DATA LINES
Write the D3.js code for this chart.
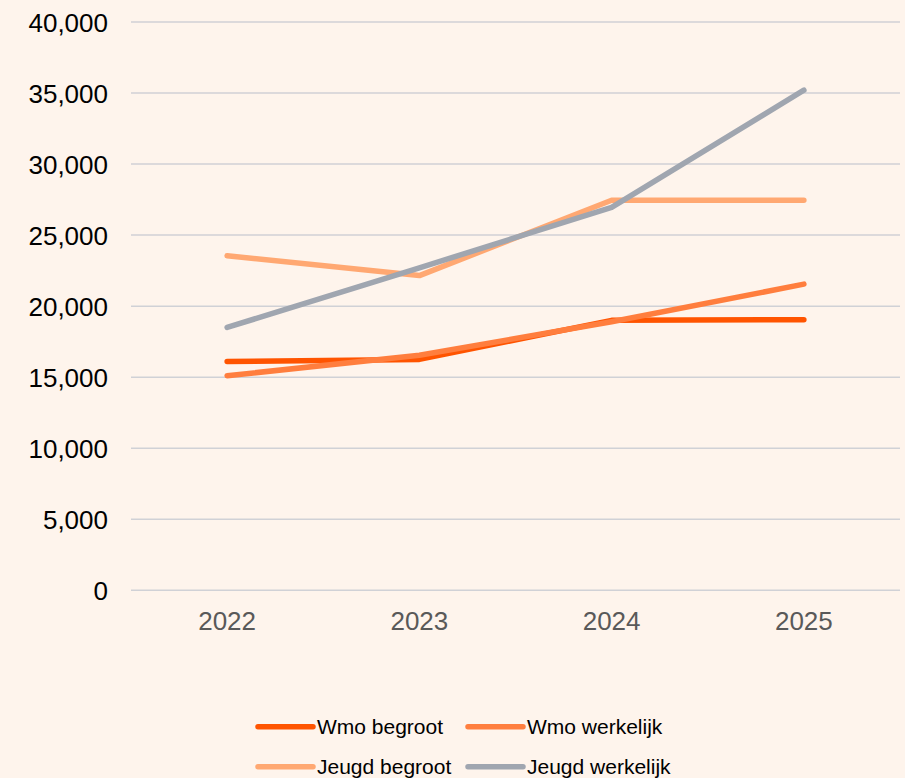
<!DOCTYPE html>
<html>
<head>
<meta charset="utf-8">
<script src="https://cdn.jsdelivr.net/npm/d3@7"></script>
<style>
  html, body { margin: 0; padding: 0; background: #fef4ec; }
  svg { display: block; font-family: "Liberation Sans", Arial, sans-serif; }
</style>
</head>
<body>
<div id="chart"></div>
<script>
const years = ['2022', '2023', '2024', '2025'];
const wmoBegroot = [16100, 16250, 19000, 19050];
const wmoWerkelijk = [15100, 16550, 18900, 21550];
const jeugdBegroot = [23550, 22150, 27450, 27450];
const jeugdWerkelijk = [18500, 22700, 26950, 35200];
const yTicks = [0, 5000, 10000, 15000, 20000, 25000, 30000, 35000, 40000];

const series = [
  { name: 'Wmo begroot', values: wmoBegroot, color: '#ff5400' },
  { name: 'Wmo werkelijk', values: wmoWerkelijk, color: '#ff7e3e' },
  { name: 'Jeugd begroot', values: jeugdBegroot, color: '#ffa872' },
  { name: 'Jeugd werkelijk', values: jeugdWerkelijk, color: '#a0a6b0' }
];

const width = 905, height = 778;
const svg = d3.select('#chart').append('svg')
  .attr('width', width)
  .attr('height', height);

svg.append('rect').attr('width', width).attr('height', height).attr('fill', '#fef4ec');

const x = d3.scaleBand().domain(years).range([131, 900]);
const y = d3.scaleLinear().domain([0, 40000]).range([590.3, 22]);

// gridlines
svg.append('g')
  .selectAll('line')
  .data(yTicks)
  .join('line')
  .attr('x1', 131).attr('x2', 900)
  .attr('y1', d => y(d)).attr('y2', d => y(d))
  .attr('stroke', '#d0d1d6')
  .attr('stroke-width', 1.5);

// y labels
svg.append('g')
  .selectAll('text')
  .data(yTicks)
  .join('text')
  .attr('x', 108)
  .attr('y', d => y(d) + 9.5)
  .attr('text-anchor', 'end')
  .attr('font-size', 26)
  .attr('fill', '#000')
  .text(d => d3.format(',')(d));

// x labels
svg.append('g')
  .selectAll('text')
  .data(years)
  .join('text')
  .attr('x', d => x(d) + x.bandwidth() / 2)
  .attr('y', 630)
  .attr('text-anchor', 'middle')
  .attr('font-size', 26)
  .attr('fill', '#595959')
  .text(d => d);

const line = d3.line()
  .x((d, i) => x(years[i]) + x.bandwidth() / 2)
  .y(d => y(d));

svg.append('g')
  .selectAll('path')
  .data(series)
  .join('path')
  .attr('d', d => line(d.values))
  .attr('fill', 'none')
  .attr('stroke', d => d.color)
  .attr('stroke-width', 5.5)
  .attr('stroke-linecap', 'round')
  .attr('stroke-linejoin', 'round');

// legend
const legendPos = [[258, 726.7], [468, 726.7], [258, 766.7], [468, 766.7]];
const legend = svg.append('g')
  .selectAll('g')
  .data(series)
  .join('g')
  .attr('transform', (d, i) => `translate(${legendPos[i][0]},${legendPos[i][1]})`);

legend.append('line')
  .attr('x1', 0).attr('x2', 55)
  .attr('stroke', d => d.color)
  .attr('stroke-width', 5.5)
  .attr('stroke-linecap', 'round');

legend.append('text')
  .attr('x', 59)
  .attr('y', 7.5)
  .attr('font-size', 21)
  .attr('fill', '#000')
  .text(d => d.name);
</script>
</body>
</html>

TASK REQUIREMENTS
Quote in full the listing given above; the images are to be left out.

SOLUTION TO THIS PROBLEM
Write the D3.js code for this chart.
<!DOCTYPE html>
<html>
<head>
<meta charset="utf-8">
<script src="https://cdn.jsdelivr.net/npm/d3@7"></script>
<style>
  html, body { margin: 0; padding: 0; background: #fef4ec; }
  svg { display: block; font-family: "Liberation Sans", Arial, sans-serif; }
</style>
</head>
<body>
<div id="chart"></div>
<script>
const years = ['2022', '2023', '2024', '2025'];
const wmoBegroot = [16100, 16250, 19000, 19050];
const wmoWerkelijk = [15100, 16550, 18900, 21550];
const jeugdBegroot = [23550, 22150, 27450, 27450];
const jeugdWerkelijk = [18500, 22700, 26950, 35200];
const yTicks = [0, 5000, 10000, 15000, 20000, 25000, 30000, 35000, 40000];

const series = [
  { name: 'Wmo begroot', values: wmoBegroot, color: '#ff5400' },
  { name: 'Wmo werkelijk', values: wmoWerkelijk, color: '#ff7e3e' },
  { name: 'Jeugd begroot', values: jeugdBegroot, color: '#ffa872' },
  { name: 'Jeugd werkelijk', values: jeugdWerkelijk, color: '#a0a6b0' }
];

const width = 905, height = 778;
const svg = d3.select('#chart').append('svg')
  .attr('width', width)
  .attr('height', height);

svg.append('rect').attr('width', width).attr('height', height).attr('fill', '#fef4ec');

const x = d3.scaleBand().domain(years).range([131, 900]);
const y = d3.scaleLinear().domain([0, 40000]).range([590.3, 22]);

// gridlines
svg.append('g')
  .selectAll('line')
  .data(yTicks)
  .join('line')
  .attr('x1', 131).attr('x2', 900)
  .attr('y1', d => y(d)).attr('y2', d => y(d))
  .attr('stroke', '#d0d1d6')
  .attr('stroke-width', 1.5);

// y labels
svg.append('g')
  .selectAll('text')
  .data(yTicks)
  .join('text')
  .attr('x', 108)
  .attr('y', d => y(d) + 9.5)
  .attr('text-anchor', 'end')
  .attr('font-size', 26)
  .attr('fill', '#000')
  .text(d => d3.format(',')(d));

// x labels
svg.append('g')
  .selectAll('text')
  .data(years)
  .join('text')
  .attr('x', d => x(d) + x.bandwidth() / 2)
  .attr('y', 630)
  .attr('text-anchor', 'middle')
  .attr('font-size', 26)
  .attr('fill', '#595959')
  .text(d => d);

const line = d3.line()
  .x((d, i) => x(years[i]) + x.bandwidth() / 2)
  .y(d => y(d));

svg.append('g')
  .selectAll('path')
  .data(series)
  .join('path')
  .attr('d', d => line(d.values))
  .attr('fill', 'none')
  .attr('stroke', d => d.color)
  .attr('stroke-width', 5.5)
  .attr('stroke-linecap', 'round')
  .attr('stroke-linejoin', 'round');

// legend
const legendPos = [[258, 726.7], [468, 726.7], [258, 766.7], [468, 766.7]];
const legend = svg.append('g')
  .selectAll('g')
  .data(series)
  .join('g')
  .attr('transform', (d, i) => `translate(${legendPos[i][0]},${legendPos[i][1]})`);

legend.append('line')
  .attr('x1', 0).attr('x2', 55)
  .attr('stroke', d => d.color)
  .attr('stroke-width', 5.5)
  .attr('stroke-linecap', 'round');

legend.append('text')
  .attr('x', 59)
  .attr('y', 7.5)
  .attr('font-size', 21)
  .attr('fill', '#000')
  .text(d => d.name);
</script>
</body>
</html>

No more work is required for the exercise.